---------- Dataset excerpt ----------

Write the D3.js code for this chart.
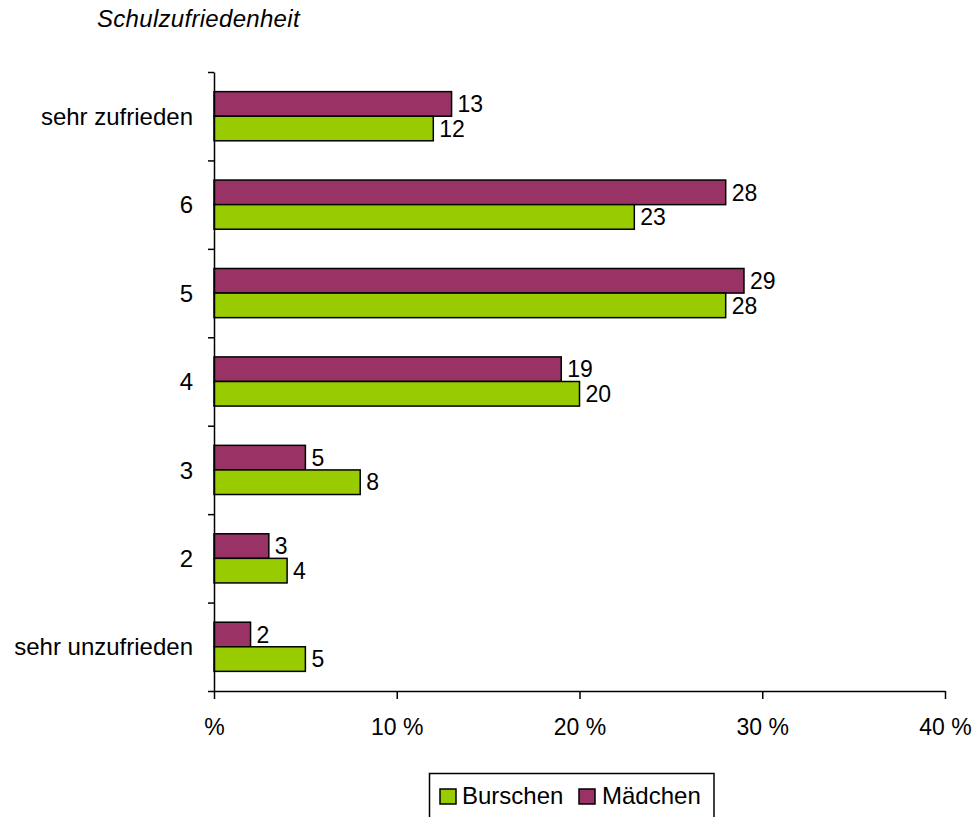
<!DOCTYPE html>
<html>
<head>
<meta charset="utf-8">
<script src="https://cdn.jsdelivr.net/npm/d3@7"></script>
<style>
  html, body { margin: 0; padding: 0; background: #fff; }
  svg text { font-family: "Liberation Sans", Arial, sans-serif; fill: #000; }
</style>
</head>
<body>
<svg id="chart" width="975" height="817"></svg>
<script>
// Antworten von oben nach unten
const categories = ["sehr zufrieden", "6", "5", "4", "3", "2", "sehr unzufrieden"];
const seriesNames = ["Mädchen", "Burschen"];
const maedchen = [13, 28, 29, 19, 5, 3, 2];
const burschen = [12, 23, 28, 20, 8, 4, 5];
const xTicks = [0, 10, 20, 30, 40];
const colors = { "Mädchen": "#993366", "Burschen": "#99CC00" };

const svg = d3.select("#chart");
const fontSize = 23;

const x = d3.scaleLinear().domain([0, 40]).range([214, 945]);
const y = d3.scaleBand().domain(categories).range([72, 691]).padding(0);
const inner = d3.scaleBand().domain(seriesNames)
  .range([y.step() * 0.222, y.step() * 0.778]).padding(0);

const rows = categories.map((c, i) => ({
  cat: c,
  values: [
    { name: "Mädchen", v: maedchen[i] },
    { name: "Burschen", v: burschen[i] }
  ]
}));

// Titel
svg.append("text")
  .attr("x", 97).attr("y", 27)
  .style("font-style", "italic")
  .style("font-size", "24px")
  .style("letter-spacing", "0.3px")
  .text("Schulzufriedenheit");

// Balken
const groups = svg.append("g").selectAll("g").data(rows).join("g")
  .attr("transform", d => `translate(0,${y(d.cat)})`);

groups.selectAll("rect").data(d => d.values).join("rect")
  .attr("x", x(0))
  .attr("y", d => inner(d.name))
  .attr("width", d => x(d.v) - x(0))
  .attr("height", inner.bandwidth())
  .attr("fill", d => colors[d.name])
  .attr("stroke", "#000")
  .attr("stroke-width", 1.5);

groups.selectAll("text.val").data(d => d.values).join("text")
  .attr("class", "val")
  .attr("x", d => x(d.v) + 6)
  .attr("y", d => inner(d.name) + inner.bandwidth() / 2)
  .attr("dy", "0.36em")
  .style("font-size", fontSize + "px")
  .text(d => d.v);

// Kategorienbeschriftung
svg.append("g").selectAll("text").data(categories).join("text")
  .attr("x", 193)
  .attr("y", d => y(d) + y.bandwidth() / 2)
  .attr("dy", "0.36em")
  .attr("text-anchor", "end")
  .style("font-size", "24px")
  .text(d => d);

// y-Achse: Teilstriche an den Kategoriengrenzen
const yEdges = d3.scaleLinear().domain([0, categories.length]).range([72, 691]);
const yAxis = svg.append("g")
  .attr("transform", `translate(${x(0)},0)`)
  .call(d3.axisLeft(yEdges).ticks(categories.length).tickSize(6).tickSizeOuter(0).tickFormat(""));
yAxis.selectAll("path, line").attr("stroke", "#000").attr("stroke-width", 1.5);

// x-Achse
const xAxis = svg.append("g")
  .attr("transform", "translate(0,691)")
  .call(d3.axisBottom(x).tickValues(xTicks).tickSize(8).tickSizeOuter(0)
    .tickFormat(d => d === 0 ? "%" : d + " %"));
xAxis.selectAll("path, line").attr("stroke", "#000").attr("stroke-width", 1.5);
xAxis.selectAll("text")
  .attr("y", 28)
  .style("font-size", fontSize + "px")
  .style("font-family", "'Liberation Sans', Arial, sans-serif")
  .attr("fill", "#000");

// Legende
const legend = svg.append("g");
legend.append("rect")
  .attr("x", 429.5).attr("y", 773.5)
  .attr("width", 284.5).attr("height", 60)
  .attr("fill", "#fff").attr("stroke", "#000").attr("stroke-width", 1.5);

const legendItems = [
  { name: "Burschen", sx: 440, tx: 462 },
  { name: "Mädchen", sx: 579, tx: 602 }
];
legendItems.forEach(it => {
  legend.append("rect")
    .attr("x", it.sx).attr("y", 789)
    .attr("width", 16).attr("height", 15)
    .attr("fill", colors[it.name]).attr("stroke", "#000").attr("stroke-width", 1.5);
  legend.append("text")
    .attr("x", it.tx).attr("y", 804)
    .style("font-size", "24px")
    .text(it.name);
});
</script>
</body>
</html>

----------

• Work instructions:
Go through the listing above and write it out again exactly, dropping the pictures.

• Solved exercise:
Write the D3.js code for this chart.
<!DOCTYPE html>
<html>
<head>
<meta charset="utf-8">
<script src="https://cdn.jsdelivr.net/npm/d3@7"></script>
<style>
  html, body { margin: 0; padding: 0; background: #fff; }
  svg text { font-family: "Liberation Sans", Arial, sans-serif; fill: #000; }
</style>
</head>
<body>
<svg id="chart" width="975" height="817"></svg>
<script>
// Antworten von oben nach unten
const categories = ["sehr zufrieden", "6", "5", "4", "3", "2", "sehr unzufrieden"];
const seriesNames = ["Mädchen", "Burschen"];
const maedchen = [13, 28, 29, 19, 5, 3, 2];
const burschen = [12, 23, 28, 20, 8, 4, 5];
const xTicks = [0, 10, 20, 30, 40];
const colors = { "Mädchen": "#993366", "Burschen": "#99CC00" };

const svg = d3.select("#chart");
const fontSize = 23;

const x = d3.scaleLinear().domain([0, 40]).range([214, 945]);
const y = d3.scaleBand().domain(categories).range([72, 691]).padding(0);
const inner = d3.scaleBand().domain(seriesNames)
  .range([y.step() * 0.222, y.step() * 0.778]).padding(0);

const rows = categories.map((c, i) => ({
  cat: c,
  values: [
    { name: "Mädchen", v: maedchen[i] },
    { name: "Burschen", v: burschen[i] }
  ]
}));

// Titel
svg.append("text")
  .attr("x", 97).attr("y", 27)
  .style("font-style", "italic")
  .style("font-size", "24px")
  .style("letter-spacing", "0.3px")
  .text("Schulzufriedenheit");

// Balken
const groups = svg.append("g").selectAll("g").data(rows).join("g")
  .attr("transform", d => `translate(0,${y(d.cat)})`);

groups.selectAll("rect").data(d => d.values).join("rect")
  .attr("x", x(0))
  .attr("y", d => inner(d.name))
  .attr("width", d => x(d.v) - x(0))
  .attr("height", inner.bandwidth())
  .attr("fill", d => colors[d.name])
  .attr("stroke", "#000")
  .attr("stroke-width", 1.5);

groups.selectAll("text.val").data(d => d.values).join("text")
  .attr("class", "val")
  .attr("x", d => x(d.v) + 6)
  .attr("y", d => inner(d.name) + inner.bandwidth() / 2)
  .attr("dy", "0.36em")
  .style("font-size", fontSize + "px")
  .text(d => d.v);

// Kategorienbeschriftung
svg.append("g").selectAll("text").data(categories).join("text")
  .attr("x", 193)
  .attr("y", d => y(d) + y.bandwidth() / 2)
  .attr("dy", "0.36em")
  .attr("text-anchor", "end")
  .style("font-size", "24px")
  .text(d => d);

// y-Achse: Teilstriche an den Kategoriengrenzen
const yEdges = d3.scaleLinear().domain([0, categories.length]).range([72, 691]);
const yAxis = svg.append("g")
  .attr("transform", `translate(${x(0)},0)`)
  .call(d3.axisLeft(yEdges).ticks(categories.length).tickSize(6).tickSizeOuter(0).tickFormat(""));
yAxis.selectAll("path, line").attr("stroke", "#000").attr("stroke-width", 1.5);

// x-Achse
const xAxis = svg.append("g")
  .attr("transform", "translate(0,691)")
  .call(d3.axisBottom(x).tickValues(xTicks).tickSize(8).tickSizeOuter(0)
    .tickFormat(d => d === 0 ? "%" : d + " %"));
xAxis.selectAll("path, line").attr("stroke", "#000").attr("stroke-width", 1.5);
xAxis.selectAll("text")
  .attr("y", 28)
  .style("font-size", fontSize + "px")
  .style("font-family", "'Liberation Sans', Arial, sans-serif")
  .attr("fill", "#000");

// Legende
const legend = svg.append("g");
legend.append("rect")
  .attr("x", 429.5).attr("y", 773.5)
  .attr("width", 284.5).attr("height", 60)
  .attr("fill", "#fff").attr("stroke", "#000").attr("stroke-width", 1.5);

const legendItems = [
  { name: "Burschen", sx: 440, tx: 462 },
  { name: "Mädchen", sx: 579, tx: 602 }
];
legendItems.forEach(it => {
  legend.append("rect")
    .attr("x", it.sx).attr("y", 789)
    .attr("width", 16).attr("height", 15)
    .attr("fill", colors[it.name]).attr("stroke", "#000").attr("stroke-width", 1.5);
  legend.append("text")
    .attr("x", it.tx).attr("y", 804)
    .style("font-size", "24px")
    .text(it.name);
});
</script>
</body>
</html>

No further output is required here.